Matthew Shay, the association’s president and CEO, said businesses and consumers have been faring well from the reform, but that’s now in jeopardy.
“[Companies are] investing in their businesses. They’re investing in their people. They’re expanding. They’re doing all these great things,” Shay said on “Squawk Box.” “And we’re going to erase it all with a potential trade war.”
“It makes no sense to go down this road when we have all this momentum,” he added.
Shay said individuals’ gains have been reflected in strong consumer confidence.
Trump signed the Tax Cuts and Jobs Act last December, slashing the corporate tax rate — as high as 39 percent for some businesses — to a flat rate of 21 percent. Since then, unemployment has fallen to historic lows and there are now more jobs in the U.S. economy than people looking for work.
But in March, Trump announced steel and aluminum tariffs for select countries to correct what he deemed were unfair trading practices.
Since then, the market has continued to fluctuate wildly since as investors fear possible trade wars.

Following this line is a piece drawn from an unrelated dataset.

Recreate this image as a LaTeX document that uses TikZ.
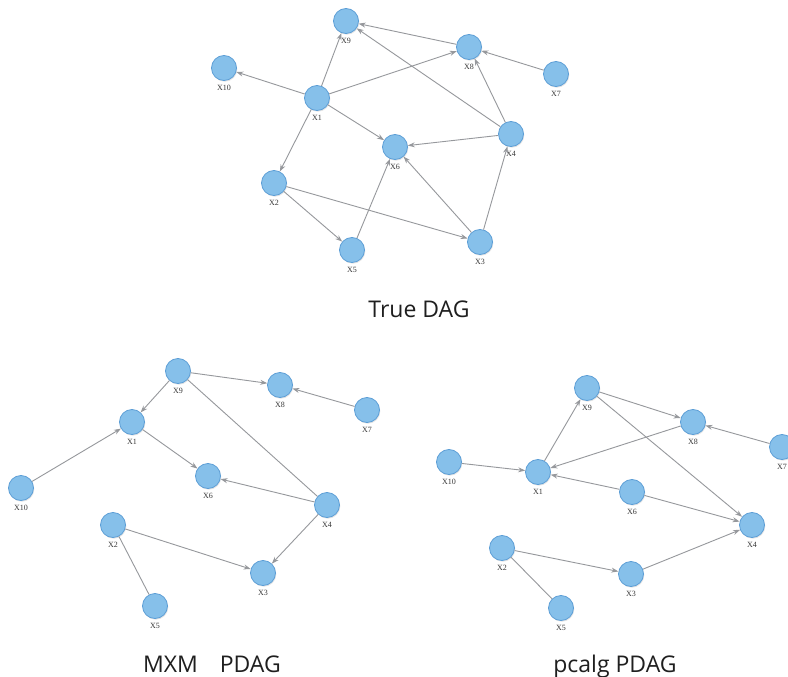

On May 31, the Trump administration announced its decision to move ahead with the metal tariffs on the European Union, Mexico and Canada.
Shay said individuals and businesses will ultimately end up paying for the tariffs: consumers with higher prices and businesses with the uncertainty the tariffs create over sourcing and supply chain issues.
He acknowledged that Trump runs “an unconventional administration,” with new negotiating tactics.
“But in the meantime, you’re going to see prices start to creep up for consumers,” Shay said.
“Our trade policies ought to hit the right target, and the right target is China,” he said. “The right target is not American consumers.”